As a baby boomer, I grew up under the threat of nuclear annihilation, with the Doomsday Clock ticking right alongside my biological clock.   I was a bright enough child to understand just how stupid our world leaders can be, but also to extrapolate from the Saturday afternoon scifi films of the 50s that replayed in the 60s.  One of the biggest questions of the post- World War II generation was:  Could the concept of mutually-assured destruction prevent the use of nuclear weapons?

From 1945 until now the answer is perhaps "yes."  We also have the examples of Three Mile Island, Chernobyl, and Fukushima to remind us that even local nuclear damage is devastating.

The other doomsday clock of my time was world overpopulation.  When it was first presented to me, the world population was 3.5 billion.  It's now over 7 billion.  How many people can the Earth sustain?  Will we find out the hard way?

Well, we seem to have survived both threats... so far.  We turned out to be smart enough not to nuke ourselves, and we developed high-yield grains to feed ourselves.   Now our greatest threat now seems to be global warming.  Do the children of today think, like I did as a child, "Why bring a child into this world only to watch it die in a horrible man-made disaster?"
They don't seem to be thinking this way.  I was apparently the minority to think this way in my generation, too.  (It didn't help that many of the men I dated were scarred from their Vietnam experience or that my family's gene pool isn't really a source of pride for me)
In hindsight, I realize there was another influence on me:  the Bible.  I was a weekly church-goer for almost all of my childhood.  I sat through the readings and sermons barely paying attention, but what child isn't a sponge?
Reading Bart Ehrman's books brought up the issue of Christ as an apocalyptic preacher, which puts Paul's advice into context.
1 Corinthinans:  What I mean, brothers and sisters, is that the time is short.
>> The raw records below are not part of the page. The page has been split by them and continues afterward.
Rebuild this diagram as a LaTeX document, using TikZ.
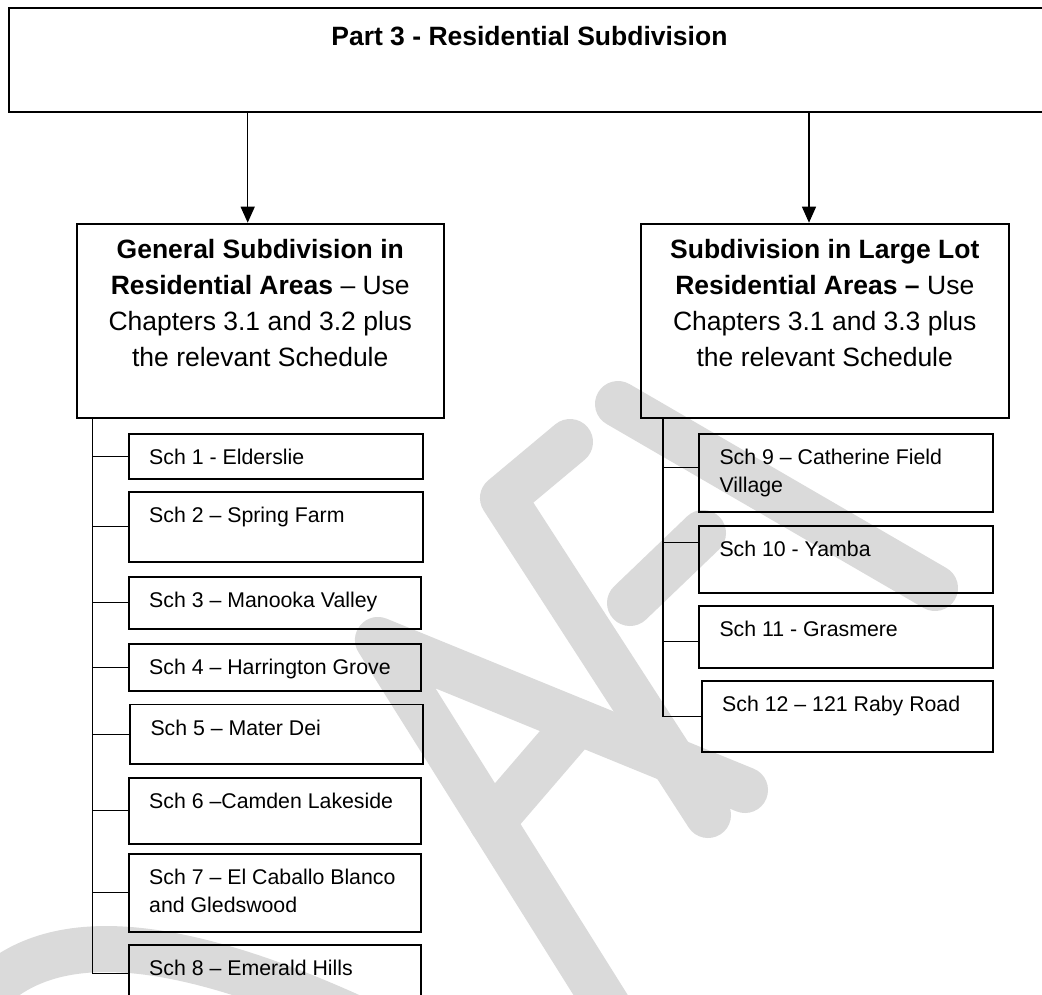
\documentclass[tikz,border=0pt]{standalone}
\usepackage{fontspec}
\setmainfont{Liberation Sans}
\usetikzlibrary{arrows.meta}
\definecolor{wm}{RGB}{218,218,218}
\begin{document}
\begin{tikzpicture}[x=1pt,y=1pt,
  box/.style={draw=black, line width=1.8pt, inner sep=0pt},
  schbox/.style={box, anchor=north west, text height=31pt},
  trunk/.style={line width=1.4pt},
  conn/.style={line width=1pt},
  arr/.style={line width=1.3pt, -{Triangle[length=16pt,width=14pt]}},
  wmstroke/.style={draw=wm, line width=46pt, line cap=round, line join=round}
]
\fill[white] (0,0) rectangle (1042,-994);
\useasboundingbox (0,0) rectangle (1042,-994);
\clip (0,0) rectangle (1042,-994);

% watermark strokes (DRAFT, light grey, behind everything)
\draw[wmstroke] (-20,-1000) .. controls (40,-930) and (160,-925) .. (380,-1030);
\draw[wmstroke] (610,-1010) -- (378,-640) -- (745,-790);
\draw[wmstroke] (492,-822) -- (578,-722);
\draw[wmstroke] (570,-442) -- (503,-498) -- (708,-815);
\draw[wmstroke] (630,-603) -- (703,-533);
\draw[wmstroke] (618,-404) -- (935,-588);

% top box
\node[box, anchor=north west, minimum width=1041pt, text height=38.3pt, text depth=66pt,
      font=\fontsize{26.5}{36}\selectfont\bfseries] (top) at (8,-6.7) {Part 3 - Residential Subdivision};

% main boxes
\node[box, anchor=north west, minimum width=367.3pt, text height=34.6pt, text depth=159.7pt] (gen) at (75.7,-222.7)
  {\parbox[t]{360pt}{\centering\fontsize{26.5}{36}\selectfont
   \textbf{General Subdivision in}\\\textbf{Residential Areas} – Use\\Chapters 3.1 and 3.2 plus\\the relevant Schedule}};
\node[box, anchor=north west, minimum width=367.7pt, text height=34.6pt, text depth=159.7pt] (lrg) at (640,-222.7)
  {\parbox[t]{360pt}{\centering\fontsize{26.5}{36}\selectfont
   \textbf{Subdivision in Large Lot}\\\textbf{Residential Areas –} Use\\Chapters 3.1 and 3.3 plus\\the relevant Schedule}};

% arrows
\coordinate (aL) at (247.7,0);
\coordinate (aR) at (809,0);
\draw[arr] (aL |- top.south) -- (aL |- gen.north);
\draw[arr] (aR |- top.south) -- (aR |- lrg.north);

% left schedules
\node[schbox, minimum width=294.3pt, text depth=14pt] (s1) at (127.7,-432.7)
  {\parbox[t]{253.1pt}{\raggedright\fontsize{21.3}{27.4}\selectfont Sch 1 - Elderslie}};
\node[schbox, minimum width=294.3pt, text depth=38.7pt] (s2) at (127.7,-491)
  {\parbox[t]{253.1pt}{\raggedright\fontsize{21.3}{27.4}\selectfont Sch 2 – Spring Farm}};
\node[schbox, minimum width=292.3pt, text depth=21.3pt] (s3) at (127.7,-575.7)
  {\parbox[t]{251.1pt}{\raggedright\fontsize{21.3}{27.4}\selectfont Sch 3 – Manooka Valley}};
\node[schbox, minimum width=292.3pt, text depth=16.3pt] (s4) at (127.7,-642.7)
  {\parbox[t]{251.1pt}{\raggedright\fontsize{21.3}{27.4}\selectfont Sch 4 – Harrington Grove}};
\node[schbox, minimum width=293pt, text depth=28.5pt] (s5) at (129,-703.5)
  {\parbox[t]{251.8pt}{\raggedright\fontsize{21.3}{27.4}\selectfont Sch 5 – Mater Dei}};
\node[schbox, minimum width=292.3pt, text depth=34.7pt] (s6) at (127.7,-777)
  {\parbox[t]{251.1pt}{\raggedright\fontsize{21.3}{27.4}\selectfont Sch 6 –Camden Lakeside}};
\node[schbox, minimum width=292.3pt, text depth=47pt] (s7) at (127.7,-853)
  {\parbox[t]{251.1pt}{\raggedright\fontsize{21.3}{27.4}\selectfont Sch 7 – El Caballo Blanco\\and Gledswood}};
\node[schbox, minimum width=292.3pt, text depth=26.4pt] (s8) at (127.7,-944)
  {\parbox[t]{251.1pt}{\raggedright\fontsize{21.3}{27.4}\selectfont Sch 8 – Emerald Hills}};

% right schedules
\node[schbox, minimum width=294pt, text depth=47.3pt] (s9) at (698,-432.7)
  {\parbox[t]{252.8pt}{\raggedright\fontsize{21.3}{27.4}\selectfont Sch 9 – Catherine Field\\Village}};
\node[schbox, minimum width=294pt, text depth=35.7pt] (s10) at (698,-525)
  {\parbox[t]{252.8pt}{\raggedright\fontsize{21.3}{27.4}\selectfont Sch 10 - Yamba}};
\node[schbox, minimum width=294pt, text depth=30.7pt] (s11) at (698,-605)
  {\parbox[t]{252.8pt}{\raggedright\fontsize{21.3}{27.4}\selectfont Sch 11 - Grasmere}};
\node[schbox, minimum width=291.3pt, text depth=39.7pt] (s12) at (700.7,-680)
  {\parbox[t]{250.1pt}{\raggedright\fontsize{21.3}{27.4}\selectfont Sch 12 – 121 Raby Road}};

% left trunk and connectors
\coordinate (tL) at (92.7,0);
\draw[trunk] (tL |- gen.south) -- (tL |- s8.west);
\foreach \b in {s1,s2,s3,s4,s5,s6,s7,s8}
  \draw[conn] (tL |- \b.west) -- (\b.west);

% right trunk and connectors
\coordinate (j9) at (663,-467.7);
\coordinate (j10) at (663,-542.7);
\coordinate (j11) at (663,-641.7);
\coordinate (j12) at (663,-716.7);
\draw[trunk] (j9 |- lrg.south) -- (j12);
\draw[conn] (j9) -- (j9 -| s9.west);
\draw[conn] (j10) -- (j10 -| s10.west);
\draw[conn] (j11) -- (j11 -| s11.west);
\draw[conn] (j12) -- (j12 -| s12.west);
\end{tikzpicture}
\end{document}
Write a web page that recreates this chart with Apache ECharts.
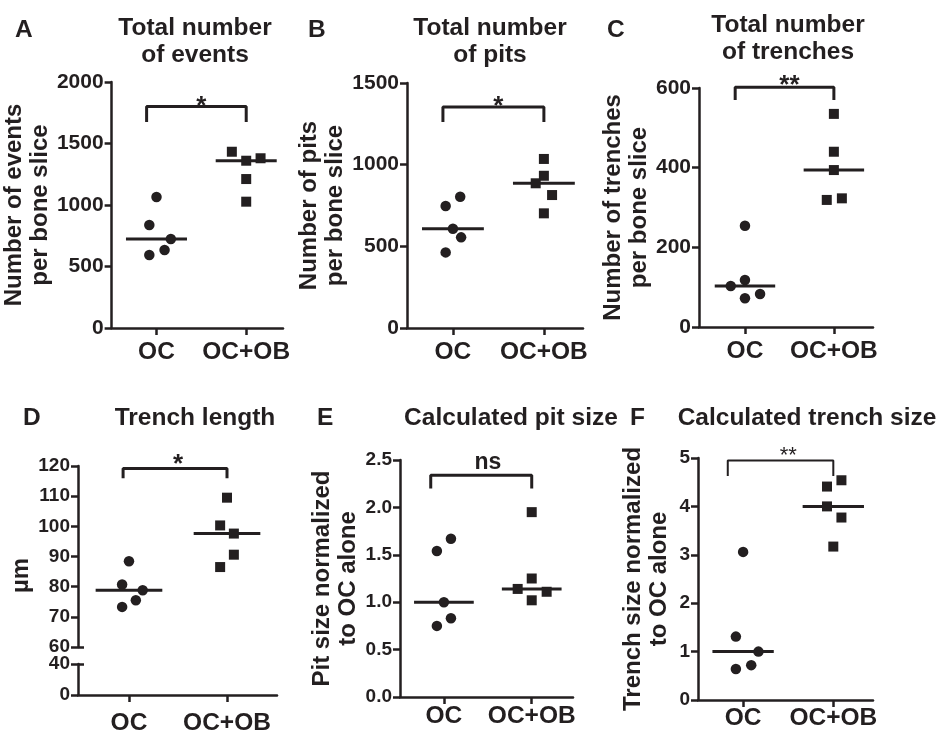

From now on those who have wives should live as if they do not; 30 those who mourn, as if they did not; those who are happy, as if they were not; those who buy something, as if it were not theirs to keep; 31 those who use the things of the world, as if not engrossed in them. For this world in its present form is passing away.
Is it any surprise that a church-going impressionable child should have apocalyptic fears?

The whole concept of humanity's "last days" being within our sights is a form of child abuse.  Will global warming wipe us all out at once?  Of course not.  We would experience mass starvation, mass drowning, and mass murders but the population as a whole will dwindle, perhaps to a more manageable proportion.  I'm more optimistic than I used to be, but still glad that I didn't bring any children into the world.  They would now be having grandchildren whose task would be to undo the damage of Republican obstructionism and anti-environment legislation.  Their offspring should be the ones to clean up their mess.
 Oh yeah, and I have time to write a blog.


L.Long said...

The problem with that are the dimwitted are out breeding and passing on their low intelligence while someone using intelligence is not doing so.
But I understand your choice.
My wife and I choose to only breed enough to replace ourselves...only 2 kids. And my daughter says she will have more then 2 kids when men can get pregnant. Of course on te day men can get pregnant is the day the Ahole republicans will legalize abortions and contraceptives.

Infidel753 said...

"Dim-wittedness" is far more a matter of poor education than of genetics. One does more to combat it by spreading enlightenment than by trying to out-breed the dummies (and the latter is a very poor reason for having children). Note similarly how the prevalence of atheism keeps increasing even though religious people have more children.

Lady A does more to fight dim-wittedness by blogging than by breeding.

L.Long said...

753 I know about the 'dimwittness' I was just putting the xtian statement of 'we need to out breed the secularists to keep their power'..i.e. the quiverfull silliness into a twist. I guess it is too obscure to be used as a bad joke.

Andrew MacLaren-Scott said...

Interesting to stumble in here on one of my blog-wandering nights. I like the posts I have read so far (although I call myself agnostic rather than atheist, but I recognise comfortable wishful thinking nonsense when I see it)

LadyAtheist said...

Labels are ridiculous. Not believing and not knowing are two different ideas. Either way, it doesn't lead a person to the lawd. Welcome to the blog!